Das Entwickeln eines in den Kindergartenalltag integrierten Geländes fördert indirekt Bewegung bei täglichen Abläufen und motiviert durch zusätzlichen Reize. Das Gelände umfasst das gesamte Gebäude in Form von Höhenunterschieden, die bewusst mit Hilfe von behindertengerechten Rampen überwunden werden und auf Treppen verzichten. Ausgehend von Norden entwickelt sich ein Höhenunterschied von 1m nach Süden, der durch höhenversetzte Bereiche, verbindende Rampen, Podeste und Bodenwellen ein Gelände schafft. Der räumliche Aufbau der Funktionsbereiche und Zonen orientiert sich am Kreis. Der Gemeinschaftsbereich übernimmt die Erschließung und Ordnung des Gebäudes und bildet einen zentralen, kommunikativen Ort.
Die Gruppenräume liegen nebeneinander oberhalb der Aktivzone im Süden und übernehmen den Umgang von Höhenunterschieden in Form von Spielzonen. Sie sind für weniger aktive Spiele entwickelt, wie Malen und Basteln, Gesellschaftsspiele, Puzzeln, bodennahe Spiele mit Autos und Bauklötzen und vieles mehr. Jeder Gruppenraum beherbergt zudem eine eigene Ruhezone, jedoch unterscheiden sie sich in ihrer Zonierung und Möblierung ausschließlich durch ihre Farbgebung und Symbole, die auf Grundlage der Jahreszeiten basiert.
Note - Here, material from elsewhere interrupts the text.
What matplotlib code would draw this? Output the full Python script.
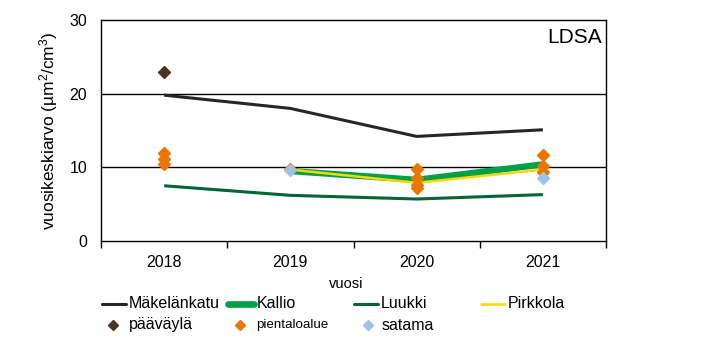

Farbe bestimmt vor allem den Boden, um seine lebendige Formenvielfalt zu unterstreichen, und setzt zusätzliche Akzente durch Textilien. Das dominierende Material des Gebäudes ist regionales Holz, das dem ökologischen Anspruch an das Projekt entspricht und dem Entwurfsgedanken gerecht wird die Natur in den Kindergartenalltag zu integrieren.
Die Innenarchitektur, die zur „raumbildenden Natur“ und somit zur Architektur wird, schafft vor allem Raum zur Entfaltung, zum Spiel, zum Entdecken und Raum für Fantasie. Sie verbindet Natur und Bewegung, ohne die Natur eins zu eins abzubilden und ohne die Bewegung als Pflichtprogramm vorzuschreiben, aber mit dem Hintergrund, dass Kinder Risiken brauchen um sich entwickeln zu können.